Noel Hazzard

Personal information
- Full name: Gordon Noel Hazzard
- Born: 19 June 1924 Bundaberg, Queensland, Australia
- Died: 19 July 1986 (aged 62)

Playing information
- Weight: 14 st (89 kg)
- Position: Centre
Club
| Years | Team | Pld | T | G | FG | P |
|  | Natives (Bundaberg) |  |  |  |  |  |
|  | Dalby |  |  |  |  |  |
|  | Wattles (Roma) |  |  |  |  |  |
|  | Total | 0 | 0 | 0 | 0 | 0 |
Representative
| Years | Team | Pld | T | G | FG | P |
| 1946–54 | Queensland | 12 |  |  |  |  |
| 1951–54 | Australia | 13 | 2 | 0 | 0 | 6 |

= Noel Hazzard =

Australia international rugby league footballer (1924–1986)

Noel Hazzard (19 June 1924 – 19 July 1986) was an Australian rugby league footballer who played in the 1940s and 1950s. An Australian international and Queensland interstate representative three-quarter back, he played his club football in Bundaberg and Roma.
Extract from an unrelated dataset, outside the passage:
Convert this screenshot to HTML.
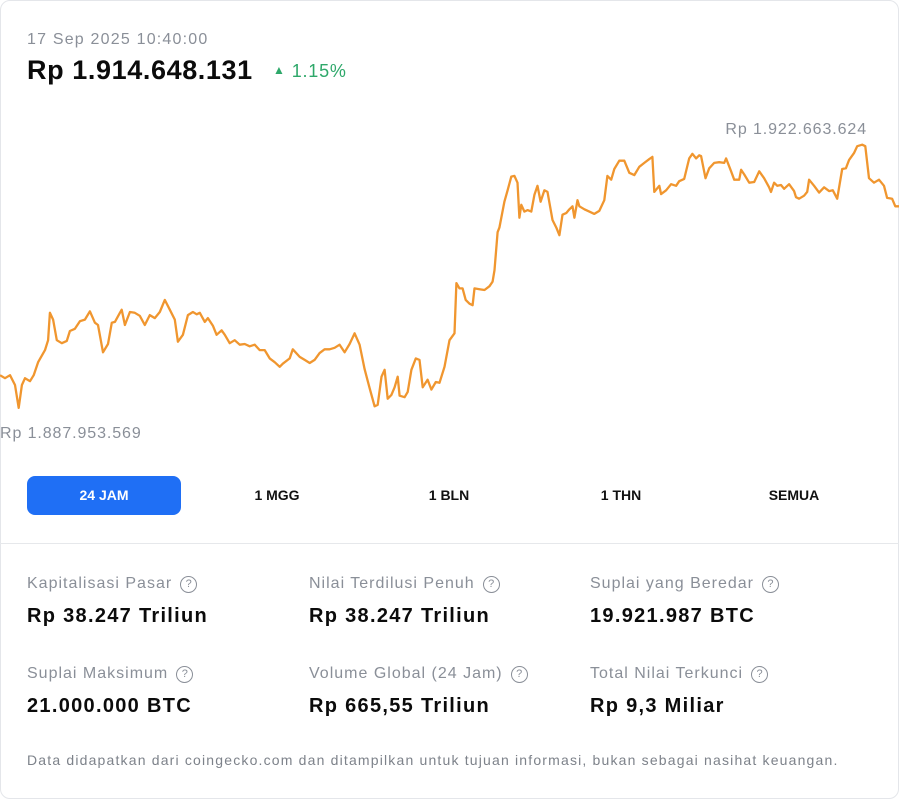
<!DOCTYPE html>
<html><head><meta charset="utf-8">
<style>
html,body{margin:0;padding:0;background:#fff;}
body{width:899px;height:800px;position:relative;overflow:hidden;font-family:"Liberation Sans",Arial,sans-serif;}
.card{position:absolute;left:0;top:0;width:897px;height:797px;border:1px solid #e4e6ea;border-radius:10px;}
.abs{position:absolute;white-space:nowrap;}
.date{left:27px;top:31px;font-size:16px;color:#8a8f98;letter-spacing:1.2px;}
.price{left:27px;top:55px;font-size:27px;font-weight:bold;color:#0b0b0b;letter-spacing:0.6px;}
.chg{left:273px;top:61px;font-size:18px;color:#2ea86a;letter-spacing:0.8px;}
.chg span{font-size:12px;position:relative;top:-3px;margin-right:6px;}
.btn{top:476px;height:39px;width:154px;border-radius:8px;font-size:14px;font-weight:bold;color:#111;text-align:center;line-height:39px;}
.btn.active{background:#1f6ff5;color:#fff;}
.divider{left:0;top:543px;width:899px;height:1px;background:#e6e8eb;}
.lbl{font-size:16px;color:#8a8f98;letter-spacing:1px;}
.q{display:inline-block;width:15px;height:15px;border:1.4px solid #8a8f98;border-radius:50%;font-size:11px;line-height:15px;text-align:center;margin-left:8px;vertical-align:1px;box-sizing:content-box;letter-spacing:0;}
.val{font-size:20px;font-weight:bold;color:#0b0b0b;letter-spacing:1.3px;}
.foot{left:27px;top:752px;font-size:14px;color:#7d828a;letter-spacing:1.18px;}
</style></head><body>
<div class="card"></div>
<div class="abs date">17 Sep 2025 10:40:00</div>
<div class="abs price">Rp 1.914.648.131</div>
<div class="abs chg"><span>▲</span>1.15%</div>

<svg id="chart" class="abs" style="left:0;top:0" width="899" height="460"></svg>

<div class="abs btn active" style="left:27px">24 JAM</div>
<div class="abs btn" style="left:200px">1 MGG</div>
<div class="abs btn" style="left:372px">1 BLN</div>
<div class="abs btn" style="left:544px">1 THN</div>
<div class="abs btn" style="left:717px">SEMUA</div>
<div class="abs divider"></div>

<div class="abs lbl" style="left:27px;top:575px">Kapitalisasi Pasar<span class="q">?</span></div>
<div class="abs val" style="left:27px;top:605px">Rp 38.247 Triliun</div>
<div class="abs lbl" style="left:309px;top:575px">Nilai Terdilusi Penuh<span class="q">?</span></div>
<div class="abs val" style="left:309px;top:605px">Rp 38.247 Triliun</div>
<div class="abs lbl" style="left:590px;top:575px">Suplai yang Beredar<span class="q">?</span></div>
<div class="abs val" style="left:590px;top:605px">19.921.987 BTC</div>

<div class="abs lbl" style="left:27px;top:665px">Suplai Maksimum<span class="q">?</span></div>
<div class="abs val" style="left:27px;top:695px">21.000.000 BTC</div>
<div class="abs lbl" style="left:309px;top:665px">Volume Global (24 Jam)<span class="q">?</span></div>
<div class="abs val" style="left:309px;top:695px">Rp 665,55 Triliun</div>
<div class="abs lbl" style="left:590px;top:665px">Total Nilai Terkunci<span class="q">?</span></div>
<div class="abs val" style="left:590px;top:695px">Rp 9,3 Miliar</div>

<div class="abs foot">Data didapatkan dari coingecko.com dan ditampilkan untuk tujuan informasi, bukan sebagai nasihat keuangan.</div>

<script>
const minutes = [0,8,16,24,30,35,40,48,54,61,72,77,80,85,91,99,107,112,120,128,136,144,152,157,165,173,179,184,192,195,200,208,216,224,232,240,248,256,264,272,280,285,293,301,309,315,320,328,333,341,347,355,360,368,376,384,392,400,408,416,424,432,440,448,453,464,469,480,488,496,504,512,520,528,536,544,552,560,568,576,584,592,600,605,611,616,621,627,632,637,640,648,653,659,666,672,677,685,691,698,704,712,720,728,731,736,741,746,752,757,760,768,776,784,789,792,797,800,808,813,819,824,829,832,835,840,845,851,856,861,866,872,877,885,891,896,901,907,912,917,920,925,928,936,944,952,960,968,973,979,984,992,1000,1008,1016,1024,1032,1040,1045,1048,1056,1059,1067,1075,1083,1088,1096,1104,1109,1115,1120,1123,1130,1136,1144,1152,1160,1163,1171,1176,1184,1187,1192,1200,1208,1216,1224,1232,1235,1240,1245,1251,1256,1264,1272,1275,1280,1288,1293,1296,1304,1312,1320,1328,1334,1341,1349,1355,1360,1368,1373,1381,1386,1392,1400,1408,1416,1421,1429,1434,1440];
const pricesM = [1892.4,1892.0,1892.4,1891.1,1888.1,1891.1,1892.0,1891.6,1892.4,1894.1,
1895.7,1897.0,1900.6,1899.7,1897.0,1896.6,1896.9,1898.2,1898.5,1899.5,
1899.7,1900.8,1899.3,1899.0,1895.4,1896.5,1899.3,1899.4,1900.6,1901.0,
1899.0,1900.7,1900.6,1900.2,1899.0,1900.3,1899.9,1900.7,1902.3,1901.0,
1899.7,1896.8,1897.7,1900.3,1900.7,1900.4,1900.6,1899.4,1899.9,1898.9,
1897.7,1898.3,1897.7,1896.6,1897.0,1896.4,1896.5,1896.2,1896.4,1895.7,
1895.7,1894.6,1894.1,1893.5,1893.9,1894.6,1895.8,1894.8,1894.4,1894.0,
1894.4,1895.3,1895.8,1895.8,1896.0,1896.4,1895.4,1896.5,1897.9,1896.4,
1893.2,1890.7,1888.3,1888.5,1892.2,1893.1,1889.3,1889.8,1890.8,1892.2,
1889.7,1889.5,1890.2,1893.1,1894.6,1894.4,1890.8,1891.8,1890.5,1891.5,
1891.4,1893.5,1897.0,1897.9,1904.5,1903.8,1903.8,1902.3,1901.8,1901.6,
1903.8,1903.7,1903.6,1904.1,1904.7,1906.2,1911.2,1911.8,1915.2,1916.7,
1918.5,1918.6,1917.7,1913.1,1914.8,1913.9,1914.1,1913.9,1916.1,1917.3,
1915.2,1916.7,1916.5,1912.8,1911.8,1910.8,1913.5,1913.7,1914.2,1914.6,
1913.1,1915.4,1914.6,1914.2,1913.9,1913.6,1914.0,1915.4,1918.6,1918.1,
1919.5,1920.6,1920.6,1919.0,1918.7,1919.8,1920.3,1920.8,1921.1,1916.5,
1917.3,1916.2,1916.7,1917.5,1917.3,1917.9,1918.2,1920.9,1921.5,1920.9,
1921.3,1921.2,1918.3,1919.6,1920.3,1920.4,1920.3,1920.9,1919.2,1918.1,
1918.1,1919.4,1918.8,1917.7,1917.8,1919.2,1918.3,1917.1,1916.5,1917.7,
1917.3,1917.4,1916.9,1917.5,1916.6,1915.8,1915.6,1916.0,1916.5,1918.1,
1917.3,1916.4,1917.1,1916.6,1916.7,1915.6,1919.5,1919.6,1920.7,1921.6,
1922.5,1922.7,1922.5,1918.3,1917.7,1918.1,1917.3,1915.7,1915.6,1914.6,
1914.6];
const maxLabel = "Rp 1.922.663.624";
const minLabel = "Rp 1.887.953.569";
const yMin = 1887.95, yMax = 1922.66;

const NS = "http://www.w3.org/2000/svg";
const svg = document.getElementById('chart');
function xScale(t){ return t / 1440 * 899; }
function yScale(v){ return 409 - (v - yMin) / (yMax - yMin) * 264; }

let d = '';
minutes.forEach((t,i)=>{ d += (i ? 'L' : 'M') + xScale(t).toFixed(1) + ',' + yScale(pricesM[i]).toFixed(1); });
const path = document.createElementNS(NS,'path');
path.setAttribute('d', d);
path.setAttribute('fill','none');
path.setAttribute('stroke','#f0962f');
path.setAttribute('stroke-width','2.3');
path.setAttribute('stroke-linejoin','round');


svg.appendChild(path);

const hi = document.createElementNS(NS,'text');
hi.setAttribute('x', 867); hi.setAttribute('y', 134);
hi.setAttribute('text-anchor','end');
hi.setAttribute('font-size','16'); hi.setAttribute('fill','#8a8f98');
hi.setAttribute('letter-spacing','0.9');
hi.setAttribute('font-family','Liberation Sans, sans-serif');
hi.textContent = maxLabel;


svg.appendChild(hi);

const lo = document.createElementNS(NS,'text');
lo.setAttribute('x', 0); lo.setAttribute('y', 438);
lo.setAttribute('font-size','16'); lo.setAttribute('fill','#8a8f98');
lo.setAttribute('letter-spacing','0.9');
lo.setAttribute('font-family','Liberation Sans, sans-serif');
lo.textContent = minLabel;


svg.appendChild(lo);
</script>
</body></html>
Hazzard captained a 'Natives' team in Queensland during the 1940s, suffering a broken collarbone in 1948.

During the 1950 Great Britain Lions tour Hazzard was selected to play at centre for Queensland in their 15-14 victory over the tourists.

In 1951 Hazzard was first selected to represent Australia, becoming Kangaroo number 284. During the 1951 France rugby league tour of Australia and New Zealand Hazard played at centre in the first and third Tests.
Hazzard was selected to go on the 1952–53 Kangaroo tour of Great Britain and France. He played in 23 games, including an appearance at centre for Australia in the first test at Leeds.

During the 1954 Great Britain Lions tour Hazzard was selected to play for Australia in the 2nd Ashes test match, and also represented Toowoomba against the tourists.

Hazzard was selected to play for Australia from Roma Wattles against Great Britain in 1957.

In 2008, rugby league in Australia's centenary year, Hazzard was named at centre in the Bundaberg Rugby League's team of the century.